You don’t own the language of soul.  Not any longer.  You lost ownership of that term—and of terms like God, salvation, communion, justice, human rights, and catholicity—when you called to tell me you were firing me because I challenged a student’s right to rest an ethical case, in a course designed to challenge students to think about ethical issues, on a bald assertion of “the church teaches and so I believe.”

You lost the right to use the language of soul when you engaged in a corrupt attack on the souls (and livelihood) of two of your colleagues in the Catholic theological academy whose only crime has been being gay.  And refusing to apologize for being gay.  And celebrating their years of graced love for each other.

And in saying this to you, I am speaking to the Catholic academy as a whole, and to the entire Catholic community, insofar as it continues to visit this kind of utterly despicable, dehumanizing, soul-robbing treatment on its gay brothers and sisters. And on women who refuse to stop talking about women’s ordination.  And on survivors of clerical sexual abuse who will not leave that issue alone.

It’s time for honesty about these issues.  It’s time for real dialogue.  In which you hear our real stories and the effect of your craven and immoral behavior, as leaders in Catholic institutions, on us.  In which you set aside the pages of single-spaced instructions about what the church teaches and listen for a change.

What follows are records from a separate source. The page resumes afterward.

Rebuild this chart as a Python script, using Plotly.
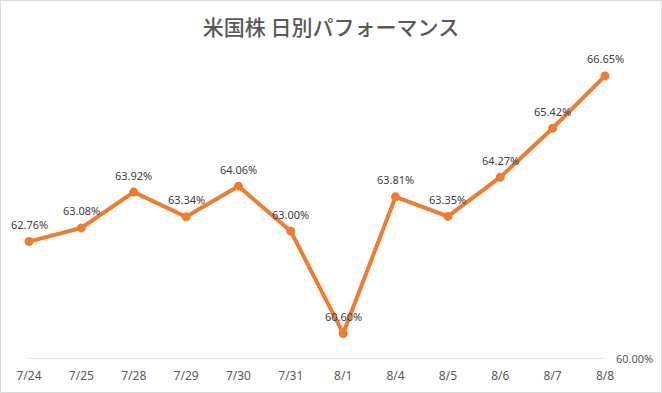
import plotly.graph_objects as go

categories = ["7/24", "7/25", "7/28", "7/29", "7/30", "7/31", "8/1", "8/4", "8/5", "8/6", "8/7", "8/8"]
values = [62.76, 63.08, 63.92, 63.34, 64.06, 63.00, 60.60, 63.81, 63.35, 64.27, 65.42, 66.65]
y_ticks = [60]
y_tick_labels = ["60.00%"]
title_text = "米国株 日別パフォーマンス"

W, H = 662, 393
L, R, T, B = 29, 57, 61, 34
pw, ph = W - L - R, H - T - B

fig = go.Figure()
fig.add_trace(go.Scatter(
    x=categories, y=values,
    mode="lines+markers",
    line=dict(color="#ED7D31", width=4),
    marker=dict(color="#ED7D31", size=9),
    cliponaxis=False,
    hoverinfo="skip",
))

annotations = [
    dict(x=c, y=v, xref="x", yref="y", text=f"{v:.2f}%", showarrow=False,
         yshift=17, font=dict(family="Noto Sans, sans-serif", size=11, color="#404040"))
    for c, v in zip(categories, values)
]

shapes = [
    dict(type="rect", xref="paper", yref="paper",
         x0=-(L - 0.5) / pw, x1=(W - 0.5 - L) / pw,
         y0=-(B - 0.5) / ph, y1=(H - 0.5 - B) / ph,
         line=dict(color="#D9D9D9", width=1), layer="below"),
]
for t in y_ticks:
    shapes.append(dict(type="line", xref="paper", yref="y", x0=0, x1=1, y0=t, y1=t,
                       line=dict(color="#D0D0D0", width=1.2), layer="below"))

fig.update_layout(
    width=W, height=H,
    margin=dict(l=L, r=R, t=T, b=B, autoexpand=False),
    paper_bgcolor="white", plot_bgcolor="white",
    showlegend=False,
    annotations=annotations,
    shapes=shapes,
    title=dict(text=title_text, x=0.5, xanchor="center", xref="container",
               y=1 - 28 / H, yanchor="middle", yref="container",
               font=dict(family="Noto Sans CJK JP, sans-serif", size=21, color="#595959", weight=500)),
    xaxis=dict(type="category", range=[0, 11], showgrid=False, showline=False, zeroline=False,
               automargin=False,
               ticks="", tickfont=dict(family="Noto Sans, sans-serif", size=12, color="#595959"),
               ticklabelstandoff=8),
    yaxis=dict(range=[60, 67], side="right", tickvals=y_ticks, ticktext=y_tick_labels,
               showgrid=False, zeroline=False, showline=False,
               automargin=False,
               ticks="", ticklabelstandoff=10,
               tickfont=dict(family="Noto Sans, sans-serif", size=11, color="#595959")),
)

fig.write_html("out.html", config={"displayModeBar": False},
               post_script="document.body.style.margin='0';document.body.style.overflow='hidden';")
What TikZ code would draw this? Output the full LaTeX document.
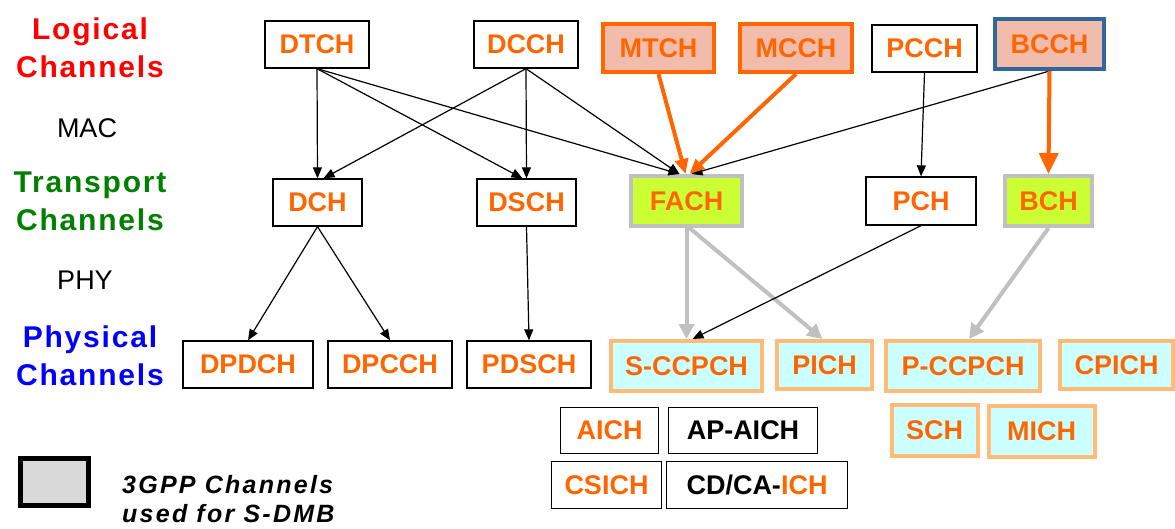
\documentclass[tikz,border=0pt]{standalone}
\usepackage{fontspec}
\setmainfont{Liberation Sans}
\usetikzlibrary{arrows.meta}

\definecolor{chorange}{HTML}{FF6600}
\definecolor{pinkfill}{HTML}{F2BCAD}
\definecolor{limefill}{HTML}{CCFF33}
\definecolor{cyanfill}{HTML}{CCFFFF}
\definecolor{peach}{HTML}{FFBB77}
\definecolor{greyedge}{HTML}{C0C0C0}
\definecolor{bluedge}{HTML}{336699}
\definecolor{legendfill}{HTML}{D9D9D9}
\definecolor{labred}{HTML}{FF0000}
\definecolor{labgreen}{HTML}{008000}
\definecolor{labblue}{HTML}{0000FF}

\newcommand{\chanfont}{\bfseries\fontsize{27}{27}\selectfont}
\newcommand{\layerfont}{\bfseries\fontsize{30}{30}\selectfont\addfontfeature{LetterSpace=6}}
\newcommand{\sublayerfont}{\fontsize{27}{27}\selectfont}
\newcommand{\keyfont}{\bfseries\itshape\fontsize{25}{25}\selectfont\addfontfeature{LetterSpace=9}}

\begin{document}
\begin{tikzpicture}[x=1pt,y=-1pt,
  sz/.style 2 args={minimum width=#1pt, minimum height=#2pt},
  chan/.style={draw=black, line width=1.3pt, fill=white, inner sep=0pt,
               text=chorange, font=\chanfont},
  logic/.style={chan, draw=chorange, line width=4pt, fill=pinkfill},
  bcast/.style={chan, draw=bluedge, line width=4pt, fill=pinkfill},
  trsdmb/.style={chan, draw=greyedge, line width=4pt, fill=limefill},
  physdmb/.style={chan, draw=peach, line width=4pt, fill=cyanfill},
  legendbox/.style={draw=black, line width=5pt, fill=legendfill, inner sep=0pt},
  layer/.style={anchor=base, inner sep=0pt, font=\layerfont},
  sublayer/.style={anchor=base, inner sep=0pt, font=\sublayerfont},
  keytext/.style={anchor=base west, inner sep=0pt, font=\keyfont},
  link/.style={line width=1.2pt, -{Triangle[length=11pt,width=9pt]}},
  mlink/.style={draw=chorange, line width=4pt, -{Triangle[length=15pt,width=13pt]}},
  biglink/.style={draw=chorange, line width=4pt, -{Triangle[length=21pt,width=19pt]}},
  glink/.style={draw=greyedge, line width=4pt, -{Triangle[length=15pt,width=15pt]}}
]
\useasboundingbox (0,0) rectangle (1175,528);

% layer titles on the left
\node[layer, text=labred]   (lg1) at (90,39)  {Logical};
\node[layer, text=labred]   (lg2) at (90,77)  {Channels};
\node[sublayer]             (mac) at (87,137) {MAC};
\node[layer, text=labgreen] (tr1) at (90,192) {Transport};
\node[layer, text=labgreen] (tr2) at (90,230) {Channels};
\node[sublayer]             (phy) at (85,289) {PHY};
\node[layer, text=labblue]  (ph1) at (90,347) {Physical};
\node[layer, text=labblue]  (ph2) at (90,385) {Channels};

% logical channels
\node[chan, sz={104}{47}]  (DTCH) at (317,44.5)   {DTCH};
\node[chan, sz={104}{47}]  (DCCH) at (526,44.5)   {DCCH};
\node[logic, sz={111}{48}] (MTCH) at (658.5,48)   {MTCH};
\node[logic, sz={112}{48}] (MCCH) at (796,48)     {MCCH};
\node[chan, sz={105}{47}]  (PCCH) at (924.5,48.5) {PCCH};
\node[bcast, sz={109}{50}] (BCCH) at (1049.5,44)  {BCCH};

% transport channels
\node[chan, sz={89}{47}]    (DCH)  at (317.5,202.5) {DCH};
\node[chan, sz={99}{47}]    (DSCH) at (526.5,202.5) {DSCH};
\node[trsdmb, sz={111}{50}] (FACH) at (686.5,201)   {FACH};
\node[chan, sz={110}{48}]   (PCH)  at (921,201)     {PCH};
\node[trsdmb, sz={87}{50}]  (BCH)  at (1048.5,201)  {BCH};

% physical channels
\node[chan, sz={130}{47}]    (DPDCH)  at (248,364.5)  {DPDCH};
\node[chan, sz={124}{47}]    (DPCCH)  at (390,364.5)  {DPCCH};
\node[chan, sz={124}{47}]    (PDSCH)  at (529,364.5)  {PDSCH};
\node[physdmb, sz={151}{50}] (SCCPCH) at (686.5,366)  {S-CCPCH};
\node[physdmb, sz={95}{48}]  (PICH)   at (824.5,365)  {PICH};
\node[physdmb, sz={154}{50}] (PCCPCH) at (963,366)    {P-CCPCH};
\node[physdmb, sz={113}{48}] (CPICH)  at (1116.5,365) {CPICH};

\node[chan, sz={98}{46}]     (AICH)   at (609.5,430.5) {AICH};
\node[chan, sz={149}{46}, text=black] (APAICH) at (743,430.5) {AP-AICH};
\node[chan, sz={110}{47}]    (CSICH)  at (606.5,485)   {CSICH};
\node[chan, sz={181}{47}]    (CDCAICH) at (757,485)    {\textcolor{black}{CD/CA-}ICH};
\node[physdmb, sz={86}{51}]  (SCH)    at (934.5,430)   {SCH};
\node[physdmb, sz={106}{51}] (MICH)   at (1041.5,431.5) {MICH};

% logical -> transport mapping
\draw[link] (DTCH.south) -- (DCH.north);
\draw[link] (DTCH.south) -- ([xshift=-4pt]DSCH.north);
\draw[link] (DTCH.south) -- ([xshift=-7pt]FACH.north);
\draw[link] (DCCH.south) -- ([xshift=6pt]DCH.north);
\draw[link] (DCCH.south) -- (DSCH.north);
\draw[link] (DCCH.south) -- ([xshift=-7pt]FACH.north);
\draw[link] (BCCH.south) -- ([xshift=5pt]FACH.north);
\draw[link] (PCCH.south) -- (PCH.north);
\draw[mlink] (MTCH.south) -- ([xshift=-1pt]FACH.north);
\draw[mlink] (MCCH.south) -- ([xshift=3pt]FACH.north);
\draw[biglink] (BCCH.south) -- (BCH.north);

% transport -> physical mapping
\draw[link] (DCH.south) -- (DPDCH.north);
\draw[link] (DCH.south) -- (DPCCH.north);
\draw[link] (DSCH.south) -- (PDSCH.north);
\draw[glink] (FACH.south) -- (SCCPCH.north);
\draw[glink] ([xshift=3pt]FACH.south) -- ([xshift=-2pt]PICH.north);
\draw[glink] (BCH.south) -- ([xshift=6pt]PCCPCH.north);
\draw[link] (PCH.south) -- ([xshift=6pt]SCCPCH.north);

% legend
\node[legendbox, minimum width=68pt, minimum height=47pt] (key) at (54.5,482) {};
\node[keytext] (keyl1) at (122,493) {3GPP Channels};
\node[keytext] (keyl2) at (122,522) {used for S-DMB};
\end{tikzpicture}
\end{document}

To real people with real stories.  To real people with real stories that implicate you.

As you talk about refreshing your soul.  And about God and the church and salvation and human rights and justice.

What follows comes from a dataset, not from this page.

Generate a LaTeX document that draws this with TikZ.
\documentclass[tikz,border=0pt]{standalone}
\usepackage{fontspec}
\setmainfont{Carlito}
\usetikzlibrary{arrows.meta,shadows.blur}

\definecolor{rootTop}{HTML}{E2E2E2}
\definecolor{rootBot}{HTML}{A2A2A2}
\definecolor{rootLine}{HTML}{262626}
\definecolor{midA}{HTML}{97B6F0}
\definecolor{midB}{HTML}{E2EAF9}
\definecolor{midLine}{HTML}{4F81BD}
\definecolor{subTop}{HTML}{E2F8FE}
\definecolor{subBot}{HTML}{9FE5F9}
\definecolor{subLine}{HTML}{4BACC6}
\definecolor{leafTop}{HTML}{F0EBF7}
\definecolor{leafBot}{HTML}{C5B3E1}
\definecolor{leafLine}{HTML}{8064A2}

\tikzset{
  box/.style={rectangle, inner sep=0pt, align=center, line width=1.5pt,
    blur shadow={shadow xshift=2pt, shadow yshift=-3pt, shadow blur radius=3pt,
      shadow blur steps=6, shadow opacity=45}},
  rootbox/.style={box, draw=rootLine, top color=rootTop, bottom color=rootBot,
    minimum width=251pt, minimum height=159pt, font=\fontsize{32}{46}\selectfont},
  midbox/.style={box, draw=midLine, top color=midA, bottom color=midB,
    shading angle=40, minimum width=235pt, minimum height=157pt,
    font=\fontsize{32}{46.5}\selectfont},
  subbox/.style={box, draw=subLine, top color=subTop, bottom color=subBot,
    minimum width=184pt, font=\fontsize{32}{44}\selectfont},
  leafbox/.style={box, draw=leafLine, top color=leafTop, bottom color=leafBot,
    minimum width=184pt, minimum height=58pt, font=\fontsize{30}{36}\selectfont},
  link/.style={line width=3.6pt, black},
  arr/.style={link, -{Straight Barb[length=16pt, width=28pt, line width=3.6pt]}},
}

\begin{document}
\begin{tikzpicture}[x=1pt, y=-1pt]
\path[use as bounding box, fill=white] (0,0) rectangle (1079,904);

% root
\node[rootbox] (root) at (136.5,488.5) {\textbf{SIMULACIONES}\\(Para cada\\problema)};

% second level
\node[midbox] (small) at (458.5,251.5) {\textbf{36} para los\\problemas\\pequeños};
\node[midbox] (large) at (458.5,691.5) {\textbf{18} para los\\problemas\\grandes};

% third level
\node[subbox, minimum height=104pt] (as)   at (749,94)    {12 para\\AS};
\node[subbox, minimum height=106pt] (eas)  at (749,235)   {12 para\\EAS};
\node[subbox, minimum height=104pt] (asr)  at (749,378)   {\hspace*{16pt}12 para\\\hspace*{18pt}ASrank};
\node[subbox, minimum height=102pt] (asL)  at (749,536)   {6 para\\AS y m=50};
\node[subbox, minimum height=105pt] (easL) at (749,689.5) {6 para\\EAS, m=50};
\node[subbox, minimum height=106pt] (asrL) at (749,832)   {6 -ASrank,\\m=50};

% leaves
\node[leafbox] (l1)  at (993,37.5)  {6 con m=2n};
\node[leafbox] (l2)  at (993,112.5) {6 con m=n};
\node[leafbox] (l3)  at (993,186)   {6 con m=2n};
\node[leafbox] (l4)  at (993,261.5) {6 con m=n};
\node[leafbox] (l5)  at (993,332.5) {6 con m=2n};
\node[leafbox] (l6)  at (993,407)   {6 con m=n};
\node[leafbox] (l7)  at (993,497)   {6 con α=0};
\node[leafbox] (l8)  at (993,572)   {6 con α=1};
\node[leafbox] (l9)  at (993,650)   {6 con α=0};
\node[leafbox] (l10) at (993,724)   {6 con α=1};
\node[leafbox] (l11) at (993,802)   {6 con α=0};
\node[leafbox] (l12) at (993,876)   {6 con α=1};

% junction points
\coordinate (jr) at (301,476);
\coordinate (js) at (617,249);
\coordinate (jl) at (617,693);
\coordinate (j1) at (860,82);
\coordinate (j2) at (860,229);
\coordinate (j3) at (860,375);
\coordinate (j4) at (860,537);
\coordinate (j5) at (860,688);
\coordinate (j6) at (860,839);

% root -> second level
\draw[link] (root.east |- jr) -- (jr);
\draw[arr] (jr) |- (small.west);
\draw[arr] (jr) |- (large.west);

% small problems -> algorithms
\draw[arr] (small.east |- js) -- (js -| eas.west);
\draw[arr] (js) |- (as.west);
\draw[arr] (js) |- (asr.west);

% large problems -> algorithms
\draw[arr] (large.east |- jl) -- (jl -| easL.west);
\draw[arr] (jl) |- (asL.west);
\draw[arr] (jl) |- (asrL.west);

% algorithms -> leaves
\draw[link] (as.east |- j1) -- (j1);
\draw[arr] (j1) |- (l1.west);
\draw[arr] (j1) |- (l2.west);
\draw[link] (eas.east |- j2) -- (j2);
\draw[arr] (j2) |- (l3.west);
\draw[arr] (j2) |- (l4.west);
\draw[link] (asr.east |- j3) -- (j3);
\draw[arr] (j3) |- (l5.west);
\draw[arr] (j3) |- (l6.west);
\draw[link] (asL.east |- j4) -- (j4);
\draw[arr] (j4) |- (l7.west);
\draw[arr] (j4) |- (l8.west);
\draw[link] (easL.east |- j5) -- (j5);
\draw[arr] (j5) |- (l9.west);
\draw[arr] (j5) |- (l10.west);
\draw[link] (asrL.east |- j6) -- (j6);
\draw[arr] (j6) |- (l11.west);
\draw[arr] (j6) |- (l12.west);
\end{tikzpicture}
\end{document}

Because until you are willing, you who continue to identify yourself as Catholic and who continue to imagine that you speak on behalf of the church, to engage in such uncomfortable dialogue with the brothers and sisters you’ve shoved to the margins, with the brothers and sisters you’ve watched walk out the door—one in three adults in the U.S. who were raised Catholic—you cannot be credible witnesses when you talk about the soul.   Or about the Catholicity you have professed yourself so intent to save, in ridding the church of the rest of us.